* begin Provided information *

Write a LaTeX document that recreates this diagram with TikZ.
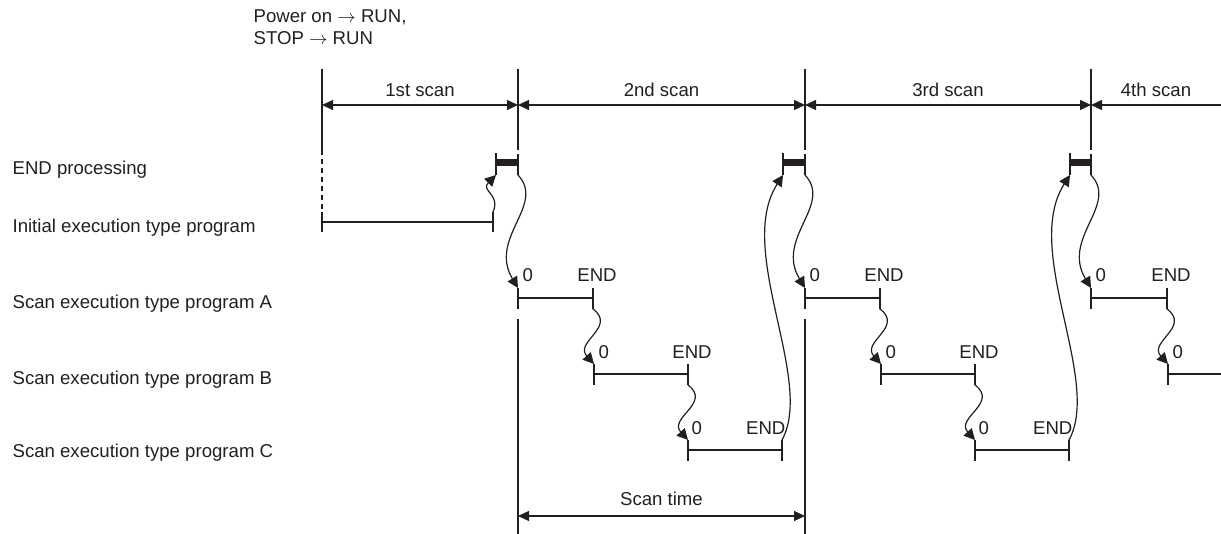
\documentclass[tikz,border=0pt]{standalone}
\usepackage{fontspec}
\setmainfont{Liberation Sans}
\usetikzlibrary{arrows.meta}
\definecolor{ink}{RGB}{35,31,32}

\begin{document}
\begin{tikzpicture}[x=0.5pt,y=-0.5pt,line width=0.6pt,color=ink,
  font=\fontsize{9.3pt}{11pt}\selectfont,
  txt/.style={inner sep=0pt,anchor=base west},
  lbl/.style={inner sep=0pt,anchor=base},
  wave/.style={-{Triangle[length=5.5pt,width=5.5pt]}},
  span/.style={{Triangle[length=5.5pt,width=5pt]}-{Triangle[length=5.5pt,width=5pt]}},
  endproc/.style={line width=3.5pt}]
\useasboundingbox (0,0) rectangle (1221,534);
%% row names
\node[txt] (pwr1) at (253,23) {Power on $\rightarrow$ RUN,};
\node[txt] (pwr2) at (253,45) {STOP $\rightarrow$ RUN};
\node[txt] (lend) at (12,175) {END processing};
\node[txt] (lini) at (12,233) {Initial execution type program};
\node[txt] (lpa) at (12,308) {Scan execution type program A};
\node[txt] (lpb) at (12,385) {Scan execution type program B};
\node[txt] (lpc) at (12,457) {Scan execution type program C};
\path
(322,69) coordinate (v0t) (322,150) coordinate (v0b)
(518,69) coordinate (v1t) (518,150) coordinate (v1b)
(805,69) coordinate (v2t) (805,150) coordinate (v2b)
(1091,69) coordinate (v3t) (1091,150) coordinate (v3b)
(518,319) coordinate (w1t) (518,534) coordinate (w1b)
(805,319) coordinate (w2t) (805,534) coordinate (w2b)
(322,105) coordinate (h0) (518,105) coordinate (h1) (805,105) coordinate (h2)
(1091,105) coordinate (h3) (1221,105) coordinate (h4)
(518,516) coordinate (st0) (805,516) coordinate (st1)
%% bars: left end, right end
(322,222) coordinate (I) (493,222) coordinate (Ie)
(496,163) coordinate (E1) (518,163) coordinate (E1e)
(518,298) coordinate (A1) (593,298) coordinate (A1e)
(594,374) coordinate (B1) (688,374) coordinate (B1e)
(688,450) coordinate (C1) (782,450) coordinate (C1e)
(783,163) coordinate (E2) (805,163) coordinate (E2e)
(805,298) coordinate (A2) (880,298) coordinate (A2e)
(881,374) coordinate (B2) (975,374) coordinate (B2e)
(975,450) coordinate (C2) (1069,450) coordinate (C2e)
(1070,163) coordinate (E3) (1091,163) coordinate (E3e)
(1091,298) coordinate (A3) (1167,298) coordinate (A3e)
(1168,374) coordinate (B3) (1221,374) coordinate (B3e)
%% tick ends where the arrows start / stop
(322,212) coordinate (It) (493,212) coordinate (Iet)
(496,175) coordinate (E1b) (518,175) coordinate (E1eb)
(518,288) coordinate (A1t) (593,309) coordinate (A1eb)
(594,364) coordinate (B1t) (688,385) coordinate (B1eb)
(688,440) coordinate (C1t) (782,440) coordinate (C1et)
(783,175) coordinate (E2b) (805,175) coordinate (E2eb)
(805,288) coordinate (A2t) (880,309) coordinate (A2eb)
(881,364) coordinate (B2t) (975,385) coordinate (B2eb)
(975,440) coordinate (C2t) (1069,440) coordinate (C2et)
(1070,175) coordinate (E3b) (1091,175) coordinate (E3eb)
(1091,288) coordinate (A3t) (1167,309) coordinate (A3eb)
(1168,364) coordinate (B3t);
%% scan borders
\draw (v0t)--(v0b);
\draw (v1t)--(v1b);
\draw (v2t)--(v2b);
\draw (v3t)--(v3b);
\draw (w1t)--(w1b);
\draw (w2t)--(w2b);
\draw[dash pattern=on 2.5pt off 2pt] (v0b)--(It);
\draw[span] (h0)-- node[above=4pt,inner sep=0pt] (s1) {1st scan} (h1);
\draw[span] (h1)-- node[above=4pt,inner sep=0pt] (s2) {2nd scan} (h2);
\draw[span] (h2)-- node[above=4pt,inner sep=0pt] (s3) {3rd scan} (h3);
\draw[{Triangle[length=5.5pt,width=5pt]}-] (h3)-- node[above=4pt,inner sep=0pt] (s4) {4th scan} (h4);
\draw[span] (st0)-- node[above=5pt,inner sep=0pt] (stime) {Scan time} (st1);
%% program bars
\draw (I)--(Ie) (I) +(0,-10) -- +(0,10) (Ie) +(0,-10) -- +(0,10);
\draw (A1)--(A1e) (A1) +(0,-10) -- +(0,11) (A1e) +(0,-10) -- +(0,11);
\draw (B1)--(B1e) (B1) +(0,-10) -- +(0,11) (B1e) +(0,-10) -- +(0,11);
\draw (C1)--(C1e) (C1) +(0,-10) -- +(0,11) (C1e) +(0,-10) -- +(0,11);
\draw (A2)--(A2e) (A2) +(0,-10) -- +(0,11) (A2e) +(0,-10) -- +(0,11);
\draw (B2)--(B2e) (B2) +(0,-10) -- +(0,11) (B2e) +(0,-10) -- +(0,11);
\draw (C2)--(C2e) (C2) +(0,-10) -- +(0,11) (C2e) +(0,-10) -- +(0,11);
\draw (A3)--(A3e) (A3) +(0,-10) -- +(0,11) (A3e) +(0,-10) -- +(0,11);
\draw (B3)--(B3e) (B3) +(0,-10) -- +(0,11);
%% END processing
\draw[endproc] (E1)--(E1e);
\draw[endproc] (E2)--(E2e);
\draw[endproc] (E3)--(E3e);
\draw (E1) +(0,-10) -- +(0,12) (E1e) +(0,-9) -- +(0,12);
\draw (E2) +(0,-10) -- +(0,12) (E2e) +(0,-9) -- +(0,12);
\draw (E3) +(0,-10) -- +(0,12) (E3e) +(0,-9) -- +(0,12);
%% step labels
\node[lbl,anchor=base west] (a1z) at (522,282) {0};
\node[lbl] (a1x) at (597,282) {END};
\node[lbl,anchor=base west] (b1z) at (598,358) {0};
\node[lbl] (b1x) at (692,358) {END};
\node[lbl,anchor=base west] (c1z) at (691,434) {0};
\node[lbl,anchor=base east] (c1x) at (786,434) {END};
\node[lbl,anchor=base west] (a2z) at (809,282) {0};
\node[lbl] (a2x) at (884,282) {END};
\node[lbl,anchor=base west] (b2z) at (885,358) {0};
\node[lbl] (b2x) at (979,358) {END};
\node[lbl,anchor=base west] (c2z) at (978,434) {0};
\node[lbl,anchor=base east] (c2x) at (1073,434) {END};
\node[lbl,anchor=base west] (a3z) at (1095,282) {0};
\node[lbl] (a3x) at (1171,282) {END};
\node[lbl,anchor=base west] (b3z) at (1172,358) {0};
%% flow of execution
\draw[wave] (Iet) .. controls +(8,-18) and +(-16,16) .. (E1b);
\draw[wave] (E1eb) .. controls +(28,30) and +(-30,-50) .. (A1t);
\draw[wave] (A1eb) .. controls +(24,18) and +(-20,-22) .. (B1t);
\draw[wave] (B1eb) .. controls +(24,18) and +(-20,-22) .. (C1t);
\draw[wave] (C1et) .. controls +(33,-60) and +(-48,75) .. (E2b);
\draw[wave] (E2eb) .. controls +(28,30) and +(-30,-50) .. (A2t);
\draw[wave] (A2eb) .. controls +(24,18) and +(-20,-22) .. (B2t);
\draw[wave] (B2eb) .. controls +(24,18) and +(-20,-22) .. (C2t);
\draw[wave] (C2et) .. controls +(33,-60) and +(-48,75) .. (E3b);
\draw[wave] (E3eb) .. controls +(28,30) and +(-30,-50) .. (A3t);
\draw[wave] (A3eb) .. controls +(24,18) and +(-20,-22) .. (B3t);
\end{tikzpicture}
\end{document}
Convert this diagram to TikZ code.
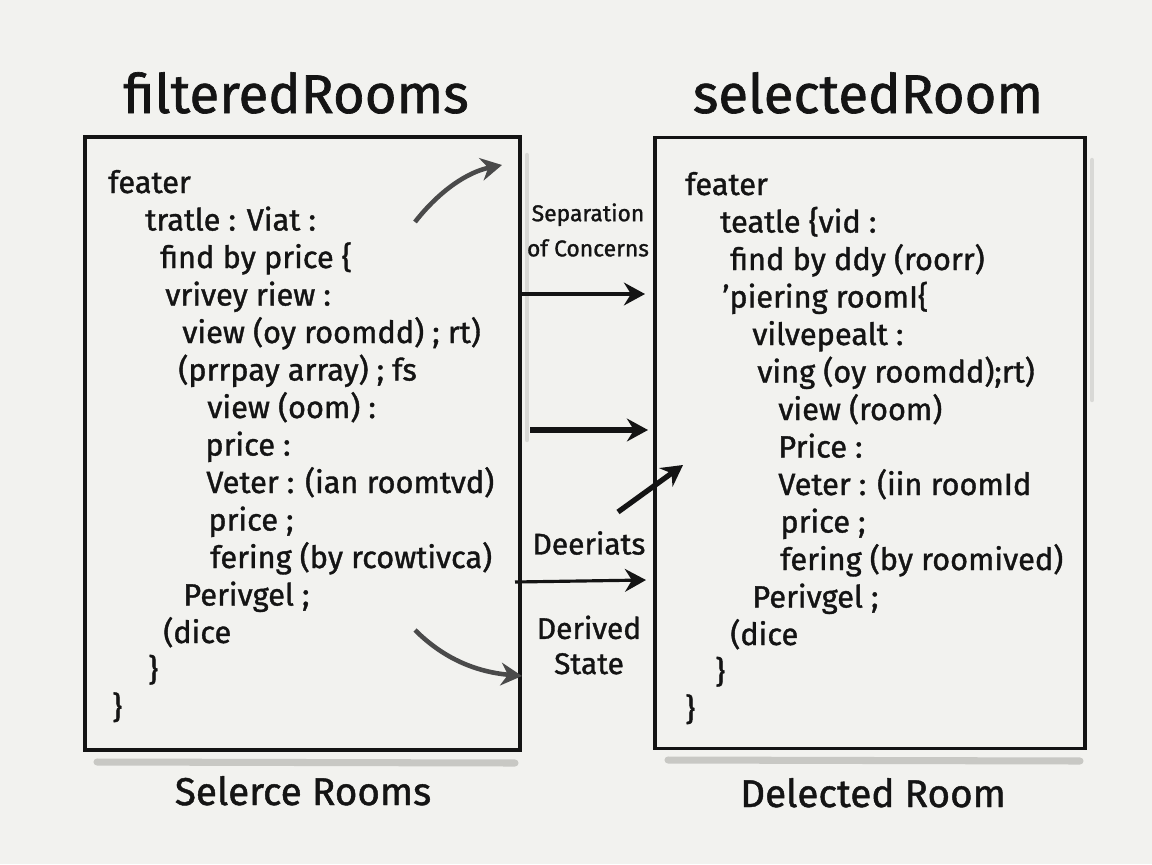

* end Provided information *

■ What the task asks ■
Return the records exactly. Don't carry the pictures over.

■ Result of the exercise ■
Write a LaTeX document that recreates this diagram with TikZ.
\documentclass[tikz,border=0pt]{standalone}
\usepackage{fontspec}
\setmainfont{Liberation Sans}
\usetikzlibrary{arrows.meta}
\definecolor{ink}{RGB}{35,31,32}

\begin{document}
\begin{tikzpicture}[x=0.5pt,y=-0.5pt,line width=0.6pt,color=ink,
  font=\fontsize{9.3pt}{11pt}\selectfont,
  txt/.style={inner sep=0pt,anchor=base west},
  lbl/.style={inner sep=0pt,anchor=base},
  wave/.style={-{Triangle[length=5.5pt,width=5.5pt]}},
  span/.style={{Triangle[length=5.5pt,width=5pt]}-{Triangle[length=5.5pt,width=5pt]}},
  endproc/.style={line width=3.5pt}]
\useasboundingbox (0,0) rectangle (1221,534);
%% row names
\node[txt] (pwr1) at (253,23) {Power on $\rightarrow$ RUN,};
\node[txt] (pwr2) at (253,45) {STOP $\rightarrow$ RUN};
\node[txt] (lend) at (12,175) {END processing};
\node[txt] (lini) at (12,233) {Initial execution type program};
\node[txt] (lpa) at (12,308) {Scan execution type program A};
\node[txt] (lpb) at (12,385) {Scan execution type program B};
\node[txt] (lpc) at (12,457) {Scan execution type program C};
\path
(322,69) coordinate (v0t) (322,150) coordinate (v0b)
(518,69) coordinate (v1t) (518,150) coordinate (v1b)
(805,69) coordinate (v2t) (805,150) coordinate (v2b)
(1091,69) coordinate (v3t) (1091,150) coordinate (v3b)
(518,319) coordinate (w1t) (518,534) coordinate (w1b)
(805,319) coordinate (w2t) (805,534) coordinate (w2b)
(322,105) coordinate (h0) (518,105) coordinate (h1) (805,105) coordinate (h2)
(1091,105) coordinate (h3) (1221,105) coordinate (h4)
(518,516) coordinate (st0) (805,516) coordinate (st1)
%% bars: left end, right end
(322,222) coordinate (I) (493,222) coordinate (Ie)
(496,163) coordinate (E1) (518,163) coordinate (E1e)
(518,298) coordinate (A1) (593,298) coordinate (A1e)
(594,374) coordinate (B1) (688,374) coordinate (B1e)
(688,450) coordinate (C1) (782,450) coordinate (C1e)
(783,163) coordinate (E2) (805,163) coordinate (E2e)
(805,298) coordinate (A2) (880,298) coordinate (A2e)
(881,374) coordinate (B2) (975,374) coordinate (B2e)
(975,450) coordinate (C2) (1069,450) coordinate (C2e)
(1070,163) coordinate (E3) (1091,163) coordinate (E3e)
(1091,298) coordinate (A3) (1167,298) coordinate (A3e)
(1168,374) coordinate (B3) (1221,374) coordinate (B3e)
%% tick ends where the arrows start / stop
(322,212) coordinate (It) (493,212) coordinate (Iet)
(496,175) coordinate (E1b) (518,175) coordinate (E1eb)
(518,288) coordinate (A1t) (593,309) coordinate (A1eb)
(594,364) coordinate (B1t) (688,385) coordinate (B1eb)
(688,440) coordinate (C1t) (782,440) coordinate (C1et)
(783,175) coordinate (E2b) (805,175) coordinate (E2eb)
(805,288) coordinate (A2t) (880,309) coordinate (A2eb)
(881,364) coordinate (B2t) (975,385) coordinate (B2eb)
(975,440) coordinate (C2t) (1069,440) coordinate (C2et)
(1070,175) coordinate (E3b) (1091,175) coordinate (E3eb)
(1091,288) coordinate (A3t) (1167,309) coordinate (A3eb)
(1168,364) coordinate (B3t);
%% scan borders
\draw (v0t)--(v0b);
\draw (v1t)--(v1b);
\draw (v2t)--(v2b);
\draw (v3t)--(v3b);
\draw (w1t)--(w1b);
\draw (w2t)--(w2b);
\draw[dash pattern=on 2.5pt off 2pt] (v0b)--(It);
\draw[span] (h0)-- node[above=4pt,inner sep=0pt] (s1) {1st scan} (h1);
\draw[span] (h1)-- node[above=4pt,inner sep=0pt] (s2) {2nd scan} (h2);
\draw[span] (h2)-- node[above=4pt,inner sep=0pt] (s3) {3rd scan} (h3);
\draw[{Triangle[length=5.5pt,width=5pt]}-] (h3)-- node[above=4pt,inner sep=0pt] (s4) {4th scan} (h4);
\draw[span] (st0)-- node[above=5pt,inner sep=0pt] (stime) {Scan time} (st1);
%% program bars
\draw (I)--(Ie) (I) +(0,-10) -- +(0,10) (Ie) +(0,-10) -- +(0,10);
\draw (A1)--(A1e) (A1) +(0,-10) -- +(0,11) (A1e) +(0,-10) -- +(0,11);
\draw (B1)--(B1e) (B1) +(0,-10) -- +(0,11) (B1e) +(0,-10) -- +(0,11);
\draw (C1)--(C1e) (C1) +(0,-10) -- +(0,11) (C1e) +(0,-10) -- +(0,11);
\draw (A2)--(A2e) (A2) +(0,-10) -- +(0,11) (A2e) +(0,-10) -- +(0,11);
\draw (B2)--(B2e) (B2) +(0,-10) -- +(0,11) (B2e) +(0,-10) -- +(0,11);
\draw (C2)--(C2e) (C2) +(0,-10) -- +(0,11) (C2e) +(0,-10) -- +(0,11);
\draw (A3)--(A3e) (A3) +(0,-10) -- +(0,11) (A3e) +(0,-10) -- +(0,11);
\draw (B3)--(B3e) (B3) +(0,-10) -- +(0,11);
%% END processing
\draw[endproc] (E1)--(E1e);
\draw[endproc] (E2)--(E2e);
\draw[endproc] (E3)--(E3e);
\draw (E1) +(0,-10) -- +(0,12) (E1e) +(0,-9) -- +(0,12);
\draw (E2) +(0,-10) -- +(0,12) (E2e) +(0,-9) -- +(0,12);
\draw (E3) +(0,-10) -- +(0,12) (E3e) +(0,-9) -- +(0,12);
%% step labels
\node[lbl,anchor=base west] (a1z) at (522,282) {0};
\node[lbl] (a1x) at (597,282) {END};
\node[lbl,anchor=base west] (b1z) at (598,358) {0};
\node[lbl] (b1x) at (692,358) {END};
\node[lbl,anchor=base west] (c1z) at (691,434) {0};
\node[lbl,anchor=base east] (c1x) at (786,434) {END};
\node[lbl,anchor=base west] (a2z) at (809,282) {0};
\node[lbl] (a2x) at (884,282) {END};
\node[lbl,anchor=base west] (b2z) at (885,358) {0};
\node[lbl] (b2x) at (979,358) {END};
\node[lbl,anchor=base west] (c2z) at (978,434) {0};
\node[lbl,anchor=base east] (c2x) at (1073,434) {END};
\node[lbl,anchor=base west] (a3z) at (1095,282) {0};
\node[lbl] (a3x) at (1171,282) {END};
\node[lbl,anchor=base west] (b3z) at (1172,358) {0};
%% flow of execution
\draw[wave] (Iet) .. controls +(8,-18) and +(-16,16) .. (E1b);
\draw[wave] (E1eb) .. controls +(28,30) and +(-30,-50) .. (A1t);
\draw[wave] (A1eb) .. controls +(24,18) and +(-20,-22) .. (B1t);
\draw[wave] (B1eb) .. controls +(24,18) and +(-20,-22) .. (C1t);
\draw[wave] (C1et) .. controls +(33,-60) and +(-48,75) .. (E2b);
\draw[wave] (E2eb) .. controls +(28,30) and +(-30,-50) .. (A2t);
\draw[wave] (A2eb) .. controls +(24,18) and +(-20,-22) .. (B2t);
\draw[wave] (B2eb) .. controls +(24,18) and +(-20,-22) .. (C2t);
\draw[wave] (C2et) .. controls +(33,-60) and +(-48,75) .. (E3b);
\draw[wave] (E3eb) .. controls +(28,30) and +(-30,-50) .. (A3t);
\draw[wave] (A3eb) .. controls +(24,18) and +(-20,-22) .. (B3t);
\end{tikzpicture}
\end{document}
Convert this diagram to TikZ code.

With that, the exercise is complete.